Role: Product Design Lead (Design Operations & Technical Product Ownership)
Scope: 450+ RM Easiteach Files / 1,500+ Interactive Activities
Tools: Adobe Creative Cloud, Jira, Confluence, RM Easiteach
Tools: Adobe Creative Cloud, Jira, Confluence, RM Easiteach
Strategic Outcome: Modernized a legacy library of 1,500+ interactive activities by eliminating Flash dependencies and integrating new brand standards. I also tripled the e-book library size by repurposing proprietary assets, delivering significant product growth with zero additional cost.
Eliminating Technical Debt: Broken Flash objects (Left) were replaced across 1500+ activities with objects built in RM Easiteach (Right).
Flash Remediation & Content Migration
The Challenge: As we transitioned our legacy whiteboard product into our SaaS ecosystem, we met a critical technical obstacle. The product's 1,500+ interactive classroom activities contained Flash elements that endangered product stability. At the same time, the lesson plans for each activity needed to be updated to conform to current pedagogical standards. This required replacing all Flash objects with native, stable alternatives and updating lesson plans across the entire library with minimal budget and no external development support.
Phase 1: Audit & Strategy
Deep-Dive Audit: With no automated tools to scan the RM Easiteach files, I performed a manual visual and functional audit of 450+ files (1,500+ individual activity slides) to identify every Flash dependency that posed a risk to product stability.
Unified Remediation Plan: I built a production roadmap that included three distinct project requirements: Flash remediation, branding updates, and lesson plan updates. By creating a single workflow for these tasks, I made sure my team of three could touch each file only once, providing the efficiency needed to hit our deadline.
Process Standardization: To guarantee consistency across the team, I created detailed Confluence documentation with step-by-step instructions for replacing each Flash object type.
Phase 2: Execution & Leadership
Brand & Content Deployment: My team systematically updated each file, aligned branding and lesson plans, and replaced Flash objects.
The Contributor/Mentor Balance: Given our aggressive timeline, I served as both the manager and a primary contributor. By handling a significant share of the updates myself, I maintained quality control and kept my team productive despite the work's often tedious nature.

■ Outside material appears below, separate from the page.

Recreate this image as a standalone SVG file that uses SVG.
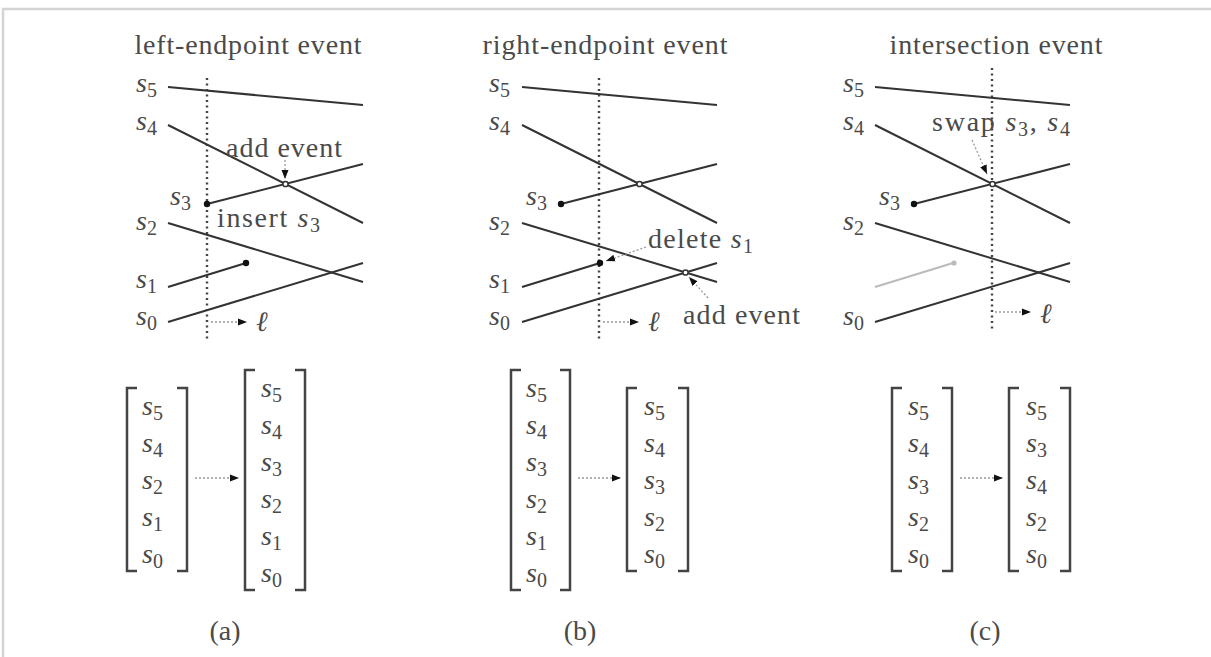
<svg xmlns="http://www.w3.org/2000/svg" width="1211" height="657" viewBox="0 0 1211 657">
<defs>
<marker id="ah" markerUnits="userSpaceOnUse" markerWidth="10" markerHeight="8" refX="9" refY="4" orient="auto">
<path d="M0,0.5 L9,4 L0,7.5 z" fill="#111"/>
</marker>
<style>
text{font-family:"Liberation Serif","DejaVu Serif",serif;font-size:28px;fill:#4a4a4a}
.i{font-style:italic}
.sb{font-size:20px}
.seg{stroke:#333;stroke-width:2;fill:none}
.ghost{stroke:#bbb;stroke-width:2;fill:none}
.sweep{stroke:#444;stroke-width:2.4;stroke-dasharray:2 3.5;fill:none}
.lead{stroke:#999;stroke-width:1.3;stroke-dasharray:2 2;fill:none}
.dot{fill:#111}
.ev{fill:#fff;stroke:#333;stroke-width:1.5}
.br{stroke:#444;stroke-width:2.5;fill:none}
.frame{stroke:#d4d4d4;stroke-width:2.5;fill:none}
</style>
</defs>
<rect width="1211" height="657" fill="#fff"/>
<path class="frame" d="M3,657 V9 H1211"/>

<g id="panel-a">
<text x="248" y="54" text-anchor="middle" textLength="227" lengthAdjust="spacing">left-endpoint event</text>
<line class="sweep" x1="207" y1="78" x2="207" y2="342"/>
<line class="seg" x1="168" y1="87" x2="363" y2="105"/>
<line class="seg" x1="168" y1="125" x2="363" y2="223"/>
<line class="seg" x1="207" y1="204" x2="363" y2="164"/>
<line class="seg" x1="168" y1="223" x2="363" y2="282"/>
<line class="seg" x1="168" y1="287" x2="246" y2="263"/>
<line class="seg" x1="168" y1="322" x2="363" y2="263"/>
<circle class="dot" cx="207" cy="204" r="3.2"/>
<circle class="dot" cx="246" cy="263" r="3.2"/>
<circle class="ev" cx="285.5" cy="184" r="2.6"/>
<text x="136" y="92"><tspan class="i">s</tspan><tspan class="sb" dy="5">5</tspan></text>
<text x="136" y="130"><tspan class="i">s</tspan><tspan class="sb" dy="5">4</tspan></text>
<text x="170" y="205"><tspan class="i">s</tspan><tspan class="sb" dy="5">3</tspan></text>
<text x="136" y="230"><tspan class="i">s</tspan><tspan class="sb" dy="5">2</tspan></text>
<text x="136" y="288"><tspan class="i">s</tspan><tspan class="sb" dy="5">1</tspan></text>
<text x="136" y="325"><tspan class="i">s</tspan><tspan class="sb" dy="5">0</tspan></text>
<text x="226" y="157" textLength="116" lengthAdjust="spacing">add event</text>
<text x="217" y="227" textLength="103" lengthAdjust="spacing">insert <tspan class="i">s</tspan><tspan class="sb" dy="5">3</tspan></text>
<text class="i" x="256" y="331">ℓ</text>
</g>

<g id="panel-b">
<text x="605" y="54" text-anchor="middle" textLength="245" lengthAdjust="spacing">right-endpoint event</text>
<line class="sweep" x1="599" y1="78" x2="599" y2="342"/>
<line class="seg" x1="522" y1="87" x2="717" y2="105"/>
<line class="seg" x1="522" y1="125" x2="717" y2="223"/>
<line class="seg" x1="561" y1="204" x2="717" y2="164"/>
<line class="seg" x1="522" y1="223" x2="717" y2="282"/>
<line class="seg" x1="522" y1="287" x2="600" y2="263"/>
<line class="seg" x1="522" y1="322" x2="717" y2="263"/>
<circle class="dot" cx="561" cy="204" r="3.2"/>
<circle class="dot" cx="600" cy="263" r="3.2"/>
<circle class="ev" cx="639.5" cy="184" r="2.6"/>
<circle class="ev" cx="685.5" cy="272.5" r="2.6"/>
<text x="489" y="92"><tspan class="i">s</tspan><tspan class="sb" dy="5">5</tspan></text>
<text x="489" y="130"><tspan class="i">s</tspan><tspan class="sb" dy="5">4</tspan></text>
<text x="526" y="205"><tspan class="i">s</tspan><tspan class="sb" dy="5">3</tspan></text>
<text x="489" y="230"><tspan class="i">s</tspan><tspan class="sb" dy="5">2</tspan></text>
<text x="489" y="288"><tspan class="i">s</tspan><tspan class="sb" dy="5">1</tspan></text>
<text x="489" y="325"><tspan class="i">s</tspan><tspan class="sb" dy="5">0</tspan></text>
<text x="648" y="248" textLength="105" lengthAdjust="spacing">delete <tspan class="i">s</tspan><tspan class="sb" dy="5">1</tspan></text>
<text x="683" y="324" textLength="117" lengthAdjust="spacing">add event</text>
<text class="i" x="648" y="331">ℓ</text>
</g>

<g id="panel-c">
<text x="996" y="54" text-anchor="middle" textLength="213" lengthAdjust="spacing">intersection event</text>
<line class="sweep" x1="992" y1="68" x2="992" y2="332"/>
<line class="seg" x1="875" y1="87" x2="1070" y2="105"/>
<line class="seg" x1="875" y1="125" x2="1070" y2="223"/>
<line class="seg" x1="914" y1="204" x2="1070" y2="164"/>
<line class="seg" x1="875" y1="223" x2="1070" y2="282"/>
<line class="ghost" x1="875" y1="287" x2="953" y2="263"/>
<line class="seg" x1="875" y1="322" x2="1070" y2="263"/>
<circle class="dot" cx="914" cy="204" r="3.2"/>
<circle cx="954" cy="263" r="2.6" fill="#bbb"/>
<circle class="ev" cx="992.5" cy="184" r="2.6"/>
<text x="843" y="92"><tspan class="i">s</tspan><tspan class="sb" dy="5">5</tspan></text>
<text x="843" y="130"><tspan class="i">s</tspan><tspan class="sb" dy="5">4</tspan></text>
<text x="879" y="205"><tspan class="i">s</tspan><tspan class="sb" dy="5">3</tspan></text>
<text x="843" y="230"><tspan class="i">s</tspan><tspan class="sb" dy="5">2</tspan></text>
<text x="843" y="325"><tspan class="i">s</tspan><tspan class="sb" dy="5">0</tspan></text>
<text x="932" y="131" textLength="138" lengthAdjust="spacing">swap <tspan class="i">s</tspan><tspan class="sb" dy="5">3</tspan><tspan dy="-5">, </tspan><tspan class="i">s</tspan><tspan class="sb" dy="5">4</tspan></text>
<text class="i" x="1040" y="323">ℓ</text>
</g>

<g id="matrices-a">
<path class="br" d="M137,388 H127 V571 H137 M177,388 H187 V571 H177"/>
<text x="142" y="415"><tspan class="i">s</tspan><tspan class="sb" dy="5">5</tspan></text>
<text x="142" y="452"><tspan class="i">s</tspan><tspan class="sb" dy="5">4</tspan></text>
<text x="142" y="489"><tspan class="i">s</tspan><tspan class="sb" dy="5">2</tspan></text>
<text x="142" y="526"><tspan class="i">s</tspan><tspan class="sb" dy="5">1</tspan></text>
<text x="142" y="563"><tspan class="i">s</tspan><tspan class="sb" dy="5">0</tspan></text>
<path class="br" d="M255,370 H245 V590 H255 M295,370 H305 V590 H295"/>
<text x="261" y="397"><tspan class="i">s</tspan><tspan class="sb" dy="5">5</tspan></text>
<text x="261" y="434"><tspan class="i">s</tspan><tspan class="sb" dy="5">4</tspan></text>
<text x="261" y="471"><tspan class="i">s</tspan><tspan class="sb" dy="5">3</tspan></text>
<text x="261" y="508"><tspan class="i">s</tspan><tspan class="sb" dy="5">2</tspan></text>
<text x="261" y="545"><tspan class="i">s</tspan><tspan class="sb" dy="5">1</tspan></text>
<text x="261" y="582"><tspan class="i">s</tspan><tspan class="sb" dy="5">0</tspan></text>
<text x="225" y="640" text-anchor="middle">(a)</text>
</g>

<g id="matrices-b">
<path class="br" d="M521,370 H511 V590 H521 M560,370 H570 V590 H560"/>
<text x="526" y="397"><tspan class="i">s</tspan><tspan class="sb" dy="5">5</tspan></text>
<text x="526" y="434"><tspan class="i">s</tspan><tspan class="sb" dy="5">4</tspan></text>
<text x="526" y="471"><tspan class="i">s</tspan><tspan class="sb" dy="5">3</tspan></text>
<text x="526" y="508"><tspan class="i">s</tspan><tspan class="sb" dy="5">2</tspan></text>
<text x="526" y="545"><tspan class="i">s</tspan><tspan class="sb" dy="5">1</tspan></text>
<text x="526" y="582"><tspan class="i">s</tspan><tspan class="sb" dy="5">0</tspan></text>
<path class="br" d="M637,388 H627 V571 H637 M678,388 H688 V571 H678"/>
<text x="644" y="415"><tspan class="i">s</tspan><tspan class="sb" dy="5">5</tspan></text>
<text x="644" y="452"><tspan class="i">s</tspan><tspan class="sb" dy="5">4</tspan></text>
<text x="644" y="489"><tspan class="i">s</tspan><tspan class="sb" dy="5">3</tspan></text>
<text x="644" y="526"><tspan class="i">s</tspan><tspan class="sb" dy="5">2</tspan></text>
<text x="644" y="563"><tspan class="i">s</tspan><tspan class="sb" dy="5">0</tspan></text>
<text x="580" y="640" text-anchor="middle">(b)</text>
</g>

<g id="matrices-c">
<path class="br" d="M902,388 H892 V571 H902 M942,388 H952 V571 H942"/>
<text x="908" y="415"><tspan class="i">s</tspan><tspan class="sb" dy="5">5</tspan></text>
<text x="908" y="452"><tspan class="i">s</tspan><tspan class="sb" dy="5">4</tspan></text>
<text x="908" y="489"><tspan class="i">s</tspan><tspan class="sb" dy="5">3</tspan></text>
<text x="908" y="526"><tspan class="i">s</tspan><tspan class="sb" dy="5">2</tspan></text>
<text x="908" y="563"><tspan class="i">s</tspan><tspan class="sb" dy="5">0</tspan></text>
<path class="br" d="M1019,388 H1009 V571 H1019 M1060,388 H1070 V571 H1060"/>
<text x="1026" y="415"><tspan class="i">s</tspan><tspan class="sb" dy="5">5</tspan></text>
<text x="1026" y="452"><tspan class="i">s</tspan><tspan class="sb" dy="5">3</tspan></text>
<text x="1026" y="489"><tspan class="i">s</tspan><tspan class="sb" dy="5">4</tspan></text>
<text x="1026" y="526"><tspan class="i">s</tspan><tspan class="sb" dy="5">2</tspan></text>
<text x="1026" y="563"><tspan class="i">s</tspan><tspan class="sb" dy="5">0</tspan></text>
<text x="985" y="640" text-anchor="middle">(c)</text>
</g>

<g id="connectors">
<line class="lead" x1="285" y1="160" x2="285" y2="179" marker-end="url(#ah)"/>
<line class="lead" x1="211" y1="322" x2="247" y2="322" marker-end="url(#ah)"/>
<line class="lead" x1="646" y1="247" x2="606" y2="261" marker-end="url(#ah)"/>
<line class="lead" x1="708" y1="298" x2="689" y2="277" marker-end="url(#ah)"/>
<line class="lead" x1="603" y1="322" x2="639" y2="322" marker-end="url(#ah)"/>
<line class="lead" x1="972" y1="140" x2="987" y2="174" marker-end="url(#ah)"/>
<line class="lead" x1="995" y1="312" x2="1031" y2="312" marker-end="url(#ah)"/>
<line class="lead" x1="195" y1="478" x2="239" y2="478" marker-end="url(#ah)"/>
<line class="lead" x1="578" y1="478" x2="621" y2="478" marker-end="url(#ah)"/>
<line class="lead" x1="960" y1="478" x2="1003" y2="478" marker-end="url(#ah)"/>
</g>
</svg>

Phase 3: Strategic Asset Growth
Maximizing Existing Assets: I identified an opportunity to expand the product's small e-book library without additional development costs. I proposed converting proprietary e-books created for the Ignite ecosystem's tablet product to the RM Easiteach format.
I led the conversion of 12 e-books, each in English and Spanish, into RM Easiteach files. By repurposing our own intellectual property, we tripled the size of the e-book library at no additional cost. Because the product was largely the same as the previous SaaP version, sales and marketing were hungry for any expanded features to promote.
Phase 4: Quality & Validation
The Documentation Gap: No formal specifications existed for these 15-year-old activities, so our offshore QA resources had no benchmark for what was intended to be interactive.
Leaning On Institutional Knowledge: Being the original creators of these files, the Product Owner and I served as the "human specifications." We were the only ones who understood the intended behavior behind every interaction.
Manual Validation: We co-led a rigorous manual UAT process, clicking every image and testing every trigger across all 1,500 activities. This effort provided a smooth transition for the teacher, with no loss of functionality.
Reflections
Operational Grit: While this wasn't the most glamorous project, I'm proud of how my team handled the technical crisis strategically. We audited a large legacy asset library and made meaningful updates that kept the product stable and pedagogically current within a short timeframe.
Resourcefulness: I tripled the e-book library by repurposing proprietary assets, proving that impact isn't always about a big budget; it’s about finding hidden value in your existing ecosystem and using it to drive product growth.
The Power of Documentation: This project stressed the importance of detailed, transparent documentation. Relying on institutional knowledge created a bottleneck, as the product owner and I had to perform extensive functional testing on each file.